Figure scripts:
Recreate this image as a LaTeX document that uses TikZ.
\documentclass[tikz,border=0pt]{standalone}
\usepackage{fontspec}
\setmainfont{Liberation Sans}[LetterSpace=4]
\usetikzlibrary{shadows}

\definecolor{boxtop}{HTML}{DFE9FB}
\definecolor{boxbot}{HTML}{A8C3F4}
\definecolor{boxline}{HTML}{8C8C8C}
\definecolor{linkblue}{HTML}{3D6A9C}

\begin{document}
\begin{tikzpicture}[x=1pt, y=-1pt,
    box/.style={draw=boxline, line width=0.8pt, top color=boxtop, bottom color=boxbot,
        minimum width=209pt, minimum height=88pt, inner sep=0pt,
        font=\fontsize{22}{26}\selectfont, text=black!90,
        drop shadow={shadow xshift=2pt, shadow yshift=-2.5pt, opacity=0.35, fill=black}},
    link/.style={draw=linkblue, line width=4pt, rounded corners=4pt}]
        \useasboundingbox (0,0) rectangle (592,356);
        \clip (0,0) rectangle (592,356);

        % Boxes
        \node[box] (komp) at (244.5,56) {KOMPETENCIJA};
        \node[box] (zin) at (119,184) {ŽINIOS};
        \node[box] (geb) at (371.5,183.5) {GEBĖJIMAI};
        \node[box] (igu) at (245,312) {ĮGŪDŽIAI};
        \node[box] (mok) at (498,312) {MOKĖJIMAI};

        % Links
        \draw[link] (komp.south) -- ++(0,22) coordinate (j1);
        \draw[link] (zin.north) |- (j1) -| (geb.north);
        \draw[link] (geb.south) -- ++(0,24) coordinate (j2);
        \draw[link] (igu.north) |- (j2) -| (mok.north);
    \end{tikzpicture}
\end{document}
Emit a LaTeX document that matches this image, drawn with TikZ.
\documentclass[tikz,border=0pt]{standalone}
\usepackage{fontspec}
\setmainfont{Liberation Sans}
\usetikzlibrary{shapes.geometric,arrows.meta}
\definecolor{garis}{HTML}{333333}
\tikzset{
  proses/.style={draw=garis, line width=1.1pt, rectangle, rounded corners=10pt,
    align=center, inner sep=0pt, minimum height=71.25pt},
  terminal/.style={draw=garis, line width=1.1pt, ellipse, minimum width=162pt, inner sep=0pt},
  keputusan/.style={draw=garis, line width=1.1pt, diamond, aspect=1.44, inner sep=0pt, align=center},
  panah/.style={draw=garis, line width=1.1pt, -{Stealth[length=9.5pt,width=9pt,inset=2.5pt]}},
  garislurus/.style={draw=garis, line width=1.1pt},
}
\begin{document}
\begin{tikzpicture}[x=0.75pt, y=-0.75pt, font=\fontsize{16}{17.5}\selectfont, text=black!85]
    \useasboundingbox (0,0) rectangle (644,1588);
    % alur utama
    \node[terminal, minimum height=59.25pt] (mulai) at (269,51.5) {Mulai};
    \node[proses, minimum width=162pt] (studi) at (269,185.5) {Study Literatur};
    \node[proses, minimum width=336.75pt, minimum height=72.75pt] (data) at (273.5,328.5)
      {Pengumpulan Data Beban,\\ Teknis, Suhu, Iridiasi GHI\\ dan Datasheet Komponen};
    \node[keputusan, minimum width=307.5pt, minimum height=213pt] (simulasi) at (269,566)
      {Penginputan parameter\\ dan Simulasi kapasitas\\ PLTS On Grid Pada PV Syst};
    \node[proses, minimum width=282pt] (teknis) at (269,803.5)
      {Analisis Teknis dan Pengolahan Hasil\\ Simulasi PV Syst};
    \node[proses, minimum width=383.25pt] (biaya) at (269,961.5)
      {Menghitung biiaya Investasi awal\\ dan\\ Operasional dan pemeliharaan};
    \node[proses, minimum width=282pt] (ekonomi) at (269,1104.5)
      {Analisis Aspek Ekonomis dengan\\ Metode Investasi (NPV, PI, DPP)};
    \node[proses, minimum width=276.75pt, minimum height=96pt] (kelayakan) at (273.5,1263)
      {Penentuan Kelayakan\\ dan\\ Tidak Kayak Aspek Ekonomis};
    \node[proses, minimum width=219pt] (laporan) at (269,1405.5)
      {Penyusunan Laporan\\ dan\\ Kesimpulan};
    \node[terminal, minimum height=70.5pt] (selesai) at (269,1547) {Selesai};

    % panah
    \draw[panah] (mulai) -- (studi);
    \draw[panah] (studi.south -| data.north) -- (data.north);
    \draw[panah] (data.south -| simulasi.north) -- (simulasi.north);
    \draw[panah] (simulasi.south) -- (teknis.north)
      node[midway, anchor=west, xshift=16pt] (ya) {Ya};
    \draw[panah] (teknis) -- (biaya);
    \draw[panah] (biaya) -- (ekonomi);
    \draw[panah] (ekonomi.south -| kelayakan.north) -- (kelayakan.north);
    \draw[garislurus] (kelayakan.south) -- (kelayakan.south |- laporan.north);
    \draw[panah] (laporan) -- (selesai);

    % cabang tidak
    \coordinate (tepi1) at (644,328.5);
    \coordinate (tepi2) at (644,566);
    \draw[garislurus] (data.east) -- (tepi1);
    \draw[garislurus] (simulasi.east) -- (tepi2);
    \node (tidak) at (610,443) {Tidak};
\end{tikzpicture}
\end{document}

▶ **The exercise**:
Write out the complete set of records exactly as given.

▶ **Result**:
Recreate this image as a LaTeX document that uses TikZ.
\documentclass[tikz,border=0pt]{standalone}
\usepackage{fontspec}
\setmainfont{Liberation Sans}[LetterSpace=4]
\usetikzlibrary{shadows}

\definecolor{boxtop}{HTML}{DFE9FB}
\definecolor{boxbot}{HTML}{A8C3F4}
\definecolor{boxline}{HTML}{8C8C8C}
\definecolor{linkblue}{HTML}{3D6A9C}

\begin{document}
\begin{tikzpicture}[x=1pt, y=-1pt,
    box/.style={draw=boxline, line width=0.8pt, top color=boxtop, bottom color=boxbot,
        minimum width=209pt, minimum height=88pt, inner sep=0pt,
        font=\fontsize{22}{26}\selectfont, text=black!90,
        drop shadow={shadow xshift=2pt, shadow yshift=-2.5pt, opacity=0.35, fill=black}},
    link/.style={draw=linkblue, line width=4pt, rounded corners=4pt}]
        \useasboundingbox (0,0) rectangle (592,356);
        \clip (0,0) rectangle (592,356);

        % Boxes
        \node[box] (komp) at (244.5,56) {KOMPETENCIJA};
        \node[box] (zin) at (119,184) {ŽINIOS};
        \node[box] (geb) at (371.5,183.5) {GEBĖJIMAI};
        \node[box] (igu) at (245,312) {ĮGŪDŽIAI};
        \node[box] (mok) at (498,312) {MOKĖJIMAI};

        % Links
        \draw[link] (komp.south) -- ++(0,22) coordinate (j1);
        \draw[link] (zin.north) |- (j1) -| (geb.north);
        \draw[link] (geb.south) -- ++(0,24) coordinate (j2);
        \draw[link] (igu.north) |- (j2) -| (mok.north);
    \end{tikzpicture}
\end{document}
Emit a LaTeX document that matches this image, drawn with TikZ.
\documentclass[tikz,border=0pt]{standalone}
\usepackage{fontspec}
\setmainfont{Liberation Sans}
\usetikzlibrary{shapes.geometric,arrows.meta}
\definecolor{garis}{HTML}{333333}
\tikzset{
  proses/.style={draw=garis, line width=1.1pt, rectangle, rounded corners=10pt,
    align=center, inner sep=0pt, minimum height=71.25pt},
  terminal/.style={draw=garis, line width=1.1pt, ellipse, minimum width=162pt, inner sep=0pt},
  keputusan/.style={draw=garis, line width=1.1pt, diamond, aspect=1.44, inner sep=0pt, align=center},
  panah/.style={draw=garis, line width=1.1pt, -{Stealth[length=9.5pt,width=9pt,inset=2.5pt]}},
  garislurus/.style={draw=garis, line width=1.1pt},
}
\begin{document}
\begin{tikzpicture}[x=0.75pt, y=-0.75pt, font=\fontsize{16}{17.5}\selectfont, text=black!85]
    \useasboundingbox (0,0) rectangle (644,1588);
    % alur utama
    \node[terminal, minimum height=59.25pt] (mulai) at (269,51.5) {Mulai};
    \node[proses, minimum width=162pt] (studi) at (269,185.5) {Study Literatur};
    \node[proses, minimum width=336.75pt, minimum height=72.75pt] (data) at (273.5,328.5)
      {Pengumpulan Data Beban,\\ Teknis, Suhu, Iridiasi GHI\\ dan Datasheet Komponen};
    \node[keputusan, minimum width=307.5pt, minimum height=213pt] (simulasi) at (269,566)
      {Penginputan parameter\\ dan Simulasi kapasitas\\ PLTS On Grid Pada PV Syst};
    \node[proses, minimum width=282pt] (teknis) at (269,803.5)
      {Analisis Teknis dan Pengolahan Hasil\\ Simulasi PV Syst};
    \node[proses, minimum width=383.25pt] (biaya) at (269,961.5)
      {Menghitung biiaya Investasi awal\\ dan\\ Operasional dan pemeliharaan};
    \node[proses, minimum width=282pt] (ekonomi) at (269,1104.5)
      {Analisis Aspek Ekonomis dengan\\ Metode Investasi (NPV, PI, DPP)};
    \node[proses, minimum width=276.75pt, minimum height=96pt] (kelayakan) at (273.5,1263)
      {Penentuan Kelayakan\\ dan\\ Tidak Kayak Aspek Ekonomis};
    \node[proses, minimum width=219pt] (laporan) at (269,1405.5)
      {Penyusunan Laporan\\ dan\\ Kesimpulan};
    \node[terminal, minimum height=70.5pt] (selesai) at (269,1547) {Selesai};

    % panah
    \draw[panah] (mulai) -- (studi);
    \draw[panah] (studi.south -| data.north) -- (data.north);
    \draw[panah] (data.south -| simulasi.north) -- (simulasi.north);
    \draw[panah] (simulasi.south) -- (teknis.north)
      node[midway, anchor=west, xshift=16pt] (ya) {Ya};
    \draw[panah] (teknis) -- (biaya);
    \draw[panah] (biaya) -- (ekonomi);
    \draw[panah] (ekonomi.south -| kelayakan.north) -- (kelayakan.north);
    \draw[garislurus] (kelayakan.south) -- (kelayakan.south |- laporan.north);
    \draw[panah] (laporan) -- (selesai);

    % cabang tidak
    \coordinate (tepi1) at (644,328.5);
    \coordinate (tepi2) at (644,566);
    \draw[garislurus] (data.east) -- (tepi1);
    \draw[garislurus] (simulasi.east) -- (tepi2);
    \node (tidak) at (610,443) {Tidak};
\end{tikzpicture}
\end{document}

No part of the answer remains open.